Justiça e
religião buscam estabelecer o que é certo e o que é errado. A primeira trabalha
com leis e punições, a segunda com dogmas e punições. Leis, em princípio,
decorrem do estado civilizatório de determinada sociedade, possuem
historicidade, são revogáveis e assumidamente falíveis. O tempo muda os
costumes (como já dizia Cícero), os costumes mudam as leis. A verdade de hoje
pode ser obsoleta amanhã (que tal a legislação a respeito de dejetos de cavalos
no centro de nossas cidades, por exemplo?). Mais ainda, pode estar superada
pelas novas práticas sociais. Não é por outra razão que o Direito é uma ciência
social. Não é ciência exata, não é ciência da natureza, diz a respeito de
práticas que ocorrem nas sociedades humanas concretas.
Dogmas, por
definição, possuem outra natureza. Se um fiel acredita que uma verdade foi
revelada pelo seu deus, não há como provar o contrário, uma vez que a verdade
que ele ostenta não é relativa (ao tempo histórico, aos costumes), mas
absoluta. Basta ter fé para carregar aquela verdade no peito. Quando aquele que tem fé também possui poder para impor sua fé
estamos em uma situação explosiva. Como ele crê, acredita que deve fazer com
que todos, por bem ou por mal, partilhem de suas verdades. Mais ainda, ele
acredita ser sua obrigação espalhar suas verdades (não podemos nos esquecer,
para ele suas verdades não são verdades passageiras,
transitórias, são verdades divinas, são as verdades). Com o poder
em mãos o crente transforma-se em fanático, disposto a matar (ou morrer) para
impor suas verdades.
Ao longo da
História podemos identificar diferentes situações em que fanatismo acrescido de
poder perpetrou barbaridades sem par. Nossa civilização ocidental tentou,
muitas vezes, impor suas verdades. As inquisições portuguesa e espanhola, os
cruzados, os conquistadores da América não podem ser esquecidas quando pensamos
em consequências terríveis da união de fé com poder. Com as ideias da Revolução
Francesa o Ocidente foi se tornando mais laico, e a separação entre Estado e
religião foi conquistando quase toda a Europa e Américas. As pessoas têm o
direito de professar a religião que quiserem, mas não há religiões oficiais, apesar
de alguns ranços simbólicos ainda permanecerem em alguns lugares. Praticar uma
fé por escolha, não por imposição, praticar sincretismos existentes ou
inventados por cada um, ou não praticar fé alguma é uma conquista da cidadania.
Infelizmente
isto não aconteceu no mundo muçulmano. Em grande parte dos países onde o
islamismo é majoritário, não há liberdade para praticar outras crenças. Em
alguns deles é até proibida a construção de templos cristãos. Imagine-se a
grita se isto ocorresse em algum país europeu, ou americano, com relação a construção de mesquitas...
Claro que é
preconceituoso e muito equivocado culpar todos os muçulmanos por atentados
perpetrados por terroristas islâmicos. Seria o mesmo que acusar todos os
brancos americanos pela loucura de um racista contra um grupo de negros no sul
dos EUA. Mas não se pode negar que racistas americanos não estão no poder e
dificilmente chegarão a estabelecer uma politica de
estado ou de governo de cunho racista. Já não se pode dizer o equivalente no
mundo muçulmano. Estados constituídos, como a Arábia Saudita, ou o Iêmen, assim
como grupos altamente organizados (como o Estado Islâmico, com raízes
solidamente implantadas na Síria, no Iraque e na África Saariana)

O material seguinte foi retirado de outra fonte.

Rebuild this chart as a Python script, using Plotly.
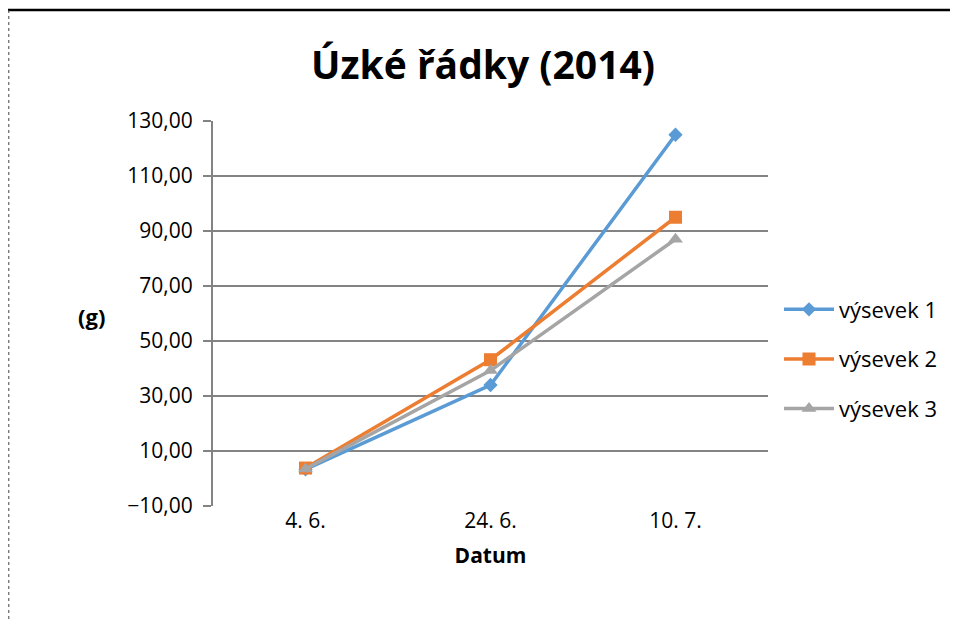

assumem enfeixar fé e poder para implantar suas ideias a ferro e a fogo.
Durante
parte da Idade Média ocidental, quando a Europa estava mergulhada no atraso
decorrente do poder eclesiástico articulado ao feudalismo, as ideias e práticas
trazidas pelos conquistadores muçulmanos pareciam uma aragem fresca na
pasmaceira econômica, social e cultural. Muitos dos conquistadores tiveram a
visão de permitir uma liberdade religiosa bastante grande (considerando a
época, é claro). Médicos e filósofos islâmicos, cristãos e judeus trabalhavam
juntos; cidades como Córdoba e Granada eram centros culturais acima das
religiões. Por circunstâncias históricas, que não podem ser
atribuídas simplesmente ao imperialismo ocidental (vilão cômodo de ser
acusado), mas têm a ver com a estrutura de poder que não se modernizou em
grande fatia do mundo muçulmano, hoje esta parte do planeta ficou para trás,
mesmo quando e onde o dinheiro corre fácil.
Ainda são
poucos os islâmicos que pregam uma reinvenção da religião e sua adequação ao
mundo moderno.
É de se
esperar que o coro engrosse. Parece uma boa ideia.